The Municipality of Pleven challenged the decision on a specific proposal for a multi-family residential building (131, Drouzhba Residential Area), disagreed with the evaluation committee’s opinion and asked for verification and approval for financing.

The Municipality of Tsarevo categorically disagreed with the outcomes regarding 16 submitted proposals that remained on the reserve list and likewise insisted that the selection be reconsidered and that additional funding be provided.

In her letter, the Ombudsman underscored the need for further explanations and guidelines for application under Procedure BG-RRP-4.024 “Support for Sustainable Energy Renovation of the Residential Building Stock – Stage II”, item 12 “Beneficiary’s Self-Financing”.

“The complaints of the associations of owners furnish evidence of the municipal administrations’ ambiguous approach to the question as to at which point in time the 20% sum of self-financing by the end beneficiary should be made available and verified by a document: is this sum a condition to be met to apply in the procedure or can it be provided later, for instance after the approval of the applicant in question,” Diana Kovacheva emphasized.

She gave concrete examples: associations of owners from the Municipality of Pleven warned that upon the submission of the package for Stage II, they were required to present a certificate of a bank account that they had opened and that guarantees the availability of the 20% self-financing.

Another example is the associations of owners from the Municipality of Pazardjik who wrote to report that the municipal authorities put a requirement into the contractual agreement with the associations that the whole sum that makes up the 20% self-financing be guaranteed on the bank accounts of the associations by means of a bank statement to be presented in the municipality when the application for joining the program is lodged.

“The associations of owners of flats and outlets in a building at 54 Todor Alexandrov Street in Blagoevgrad reported that the Municipality of Blagoevgrad required that the sum of the 20% self-financing be available upon the submission of the papers for Stage II of the Program”. That is another similar example.

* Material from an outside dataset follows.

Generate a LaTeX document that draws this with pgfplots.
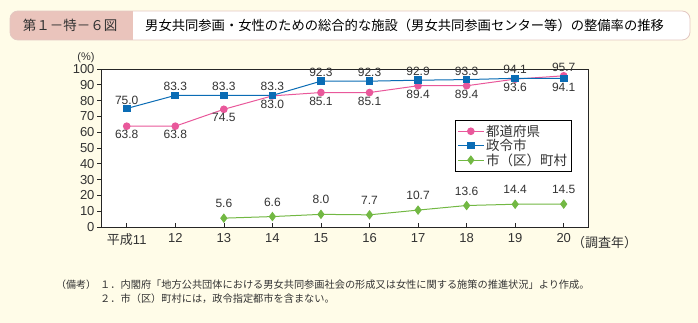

In her letter to the authorities in charge, the Ombudsman drew attention to yet another fact: it is not clear when the National Decarbonization Fund will start functioning in practice so as not to preclude the possibility to apply in Stage II of the procedure of citizens, especially citizens who cannot afford the 20% self-financing within the application deadlines set by the Ministry of Regional Development and Public Works (MRDPW).